**PROBLEM DESCRIPTION:** Copy each line that holds "React".

**PROVIDED MATERIAL:**
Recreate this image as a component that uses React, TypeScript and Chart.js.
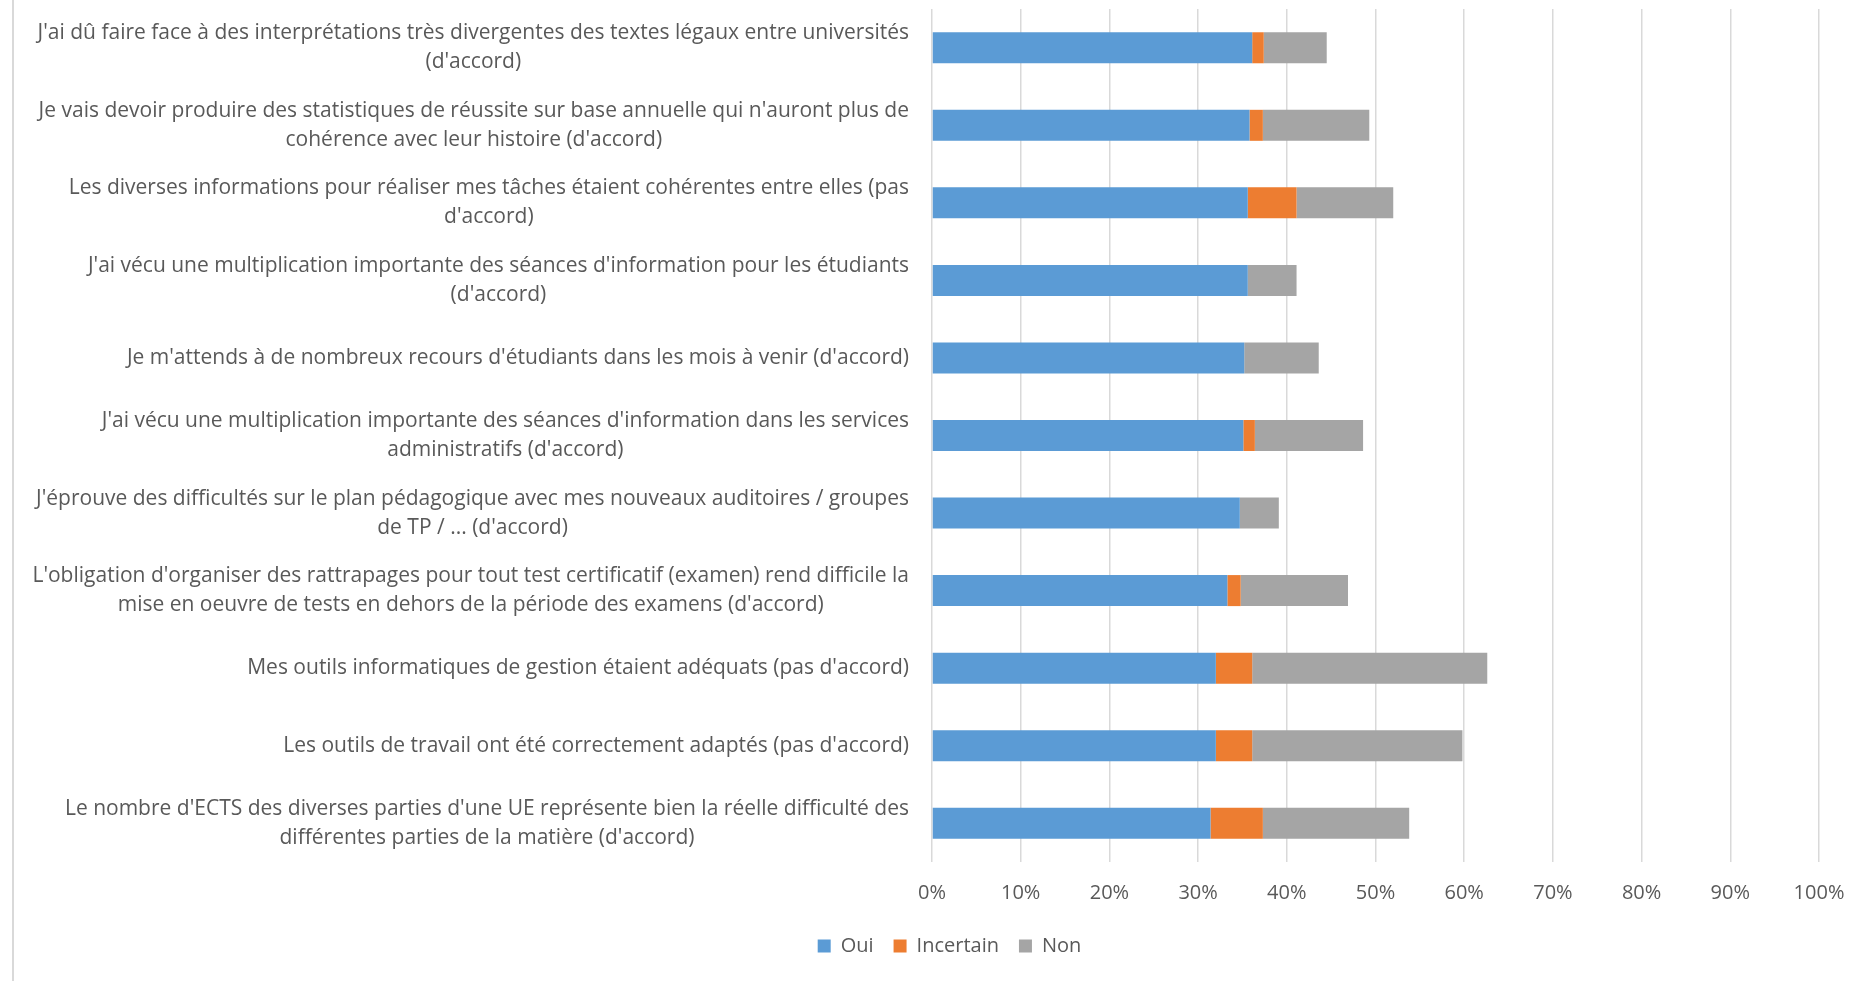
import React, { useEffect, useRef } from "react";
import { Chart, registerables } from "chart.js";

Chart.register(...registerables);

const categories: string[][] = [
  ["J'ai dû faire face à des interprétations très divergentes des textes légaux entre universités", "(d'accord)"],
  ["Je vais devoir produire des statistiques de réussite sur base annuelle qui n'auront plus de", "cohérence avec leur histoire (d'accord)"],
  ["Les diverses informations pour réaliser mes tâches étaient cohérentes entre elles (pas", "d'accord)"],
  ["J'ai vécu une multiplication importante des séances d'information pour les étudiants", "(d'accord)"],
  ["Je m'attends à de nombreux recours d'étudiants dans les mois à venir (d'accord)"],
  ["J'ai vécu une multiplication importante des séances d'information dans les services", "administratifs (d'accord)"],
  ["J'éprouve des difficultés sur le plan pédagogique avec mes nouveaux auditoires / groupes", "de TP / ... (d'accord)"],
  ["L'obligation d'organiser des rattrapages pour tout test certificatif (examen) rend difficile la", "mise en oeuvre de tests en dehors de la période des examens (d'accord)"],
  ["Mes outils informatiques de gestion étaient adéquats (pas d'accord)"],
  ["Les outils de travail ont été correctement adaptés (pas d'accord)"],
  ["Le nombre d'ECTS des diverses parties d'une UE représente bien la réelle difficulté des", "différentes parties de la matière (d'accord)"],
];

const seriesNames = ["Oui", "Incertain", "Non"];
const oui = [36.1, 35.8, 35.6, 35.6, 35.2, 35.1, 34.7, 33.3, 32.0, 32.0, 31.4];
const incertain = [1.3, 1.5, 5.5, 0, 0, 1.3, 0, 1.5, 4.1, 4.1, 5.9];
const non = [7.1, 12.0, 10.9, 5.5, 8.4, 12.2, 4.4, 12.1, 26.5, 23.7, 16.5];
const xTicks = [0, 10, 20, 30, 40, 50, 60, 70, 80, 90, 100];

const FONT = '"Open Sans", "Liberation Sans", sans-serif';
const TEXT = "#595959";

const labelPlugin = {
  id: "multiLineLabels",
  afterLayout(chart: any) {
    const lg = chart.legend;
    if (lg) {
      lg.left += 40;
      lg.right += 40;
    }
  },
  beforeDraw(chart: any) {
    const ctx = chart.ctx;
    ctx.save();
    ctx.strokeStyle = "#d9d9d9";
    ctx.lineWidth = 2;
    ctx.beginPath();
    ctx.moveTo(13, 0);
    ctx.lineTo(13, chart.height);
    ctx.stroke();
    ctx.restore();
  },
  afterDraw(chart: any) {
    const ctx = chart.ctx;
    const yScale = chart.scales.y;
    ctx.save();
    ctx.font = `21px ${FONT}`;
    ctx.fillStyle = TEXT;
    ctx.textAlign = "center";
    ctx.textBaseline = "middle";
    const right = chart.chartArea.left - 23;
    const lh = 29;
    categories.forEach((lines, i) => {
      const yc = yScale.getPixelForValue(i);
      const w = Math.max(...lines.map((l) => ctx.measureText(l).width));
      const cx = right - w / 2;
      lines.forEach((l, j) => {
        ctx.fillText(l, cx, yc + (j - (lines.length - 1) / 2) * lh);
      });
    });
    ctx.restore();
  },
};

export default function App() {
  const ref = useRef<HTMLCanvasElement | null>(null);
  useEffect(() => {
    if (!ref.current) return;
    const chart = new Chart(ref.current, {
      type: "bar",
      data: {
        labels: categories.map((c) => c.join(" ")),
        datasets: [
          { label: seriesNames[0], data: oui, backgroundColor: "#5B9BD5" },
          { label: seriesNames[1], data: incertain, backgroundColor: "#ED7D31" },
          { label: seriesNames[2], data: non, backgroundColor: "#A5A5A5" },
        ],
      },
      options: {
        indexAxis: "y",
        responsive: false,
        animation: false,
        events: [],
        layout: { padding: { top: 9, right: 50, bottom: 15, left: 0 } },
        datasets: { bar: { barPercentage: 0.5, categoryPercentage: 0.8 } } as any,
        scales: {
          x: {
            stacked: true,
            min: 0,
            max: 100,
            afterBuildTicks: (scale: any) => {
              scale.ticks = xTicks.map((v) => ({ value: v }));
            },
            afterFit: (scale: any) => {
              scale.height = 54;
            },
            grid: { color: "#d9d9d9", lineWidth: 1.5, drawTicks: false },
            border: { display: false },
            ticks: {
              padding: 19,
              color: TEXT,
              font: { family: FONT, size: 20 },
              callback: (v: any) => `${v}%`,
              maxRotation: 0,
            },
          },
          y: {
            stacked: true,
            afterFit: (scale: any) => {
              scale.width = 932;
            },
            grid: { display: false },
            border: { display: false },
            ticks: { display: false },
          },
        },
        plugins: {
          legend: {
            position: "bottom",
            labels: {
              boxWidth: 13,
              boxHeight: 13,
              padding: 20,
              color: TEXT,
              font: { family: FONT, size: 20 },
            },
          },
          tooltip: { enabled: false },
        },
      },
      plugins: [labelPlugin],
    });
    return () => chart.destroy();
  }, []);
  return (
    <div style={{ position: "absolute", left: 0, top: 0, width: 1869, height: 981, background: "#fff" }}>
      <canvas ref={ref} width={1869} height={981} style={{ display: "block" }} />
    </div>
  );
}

**RESULT BELOW:**
Recreate this image as a component that uses React, TypeScript and Chart.js.
import React, { useEffect, useRef } from "react";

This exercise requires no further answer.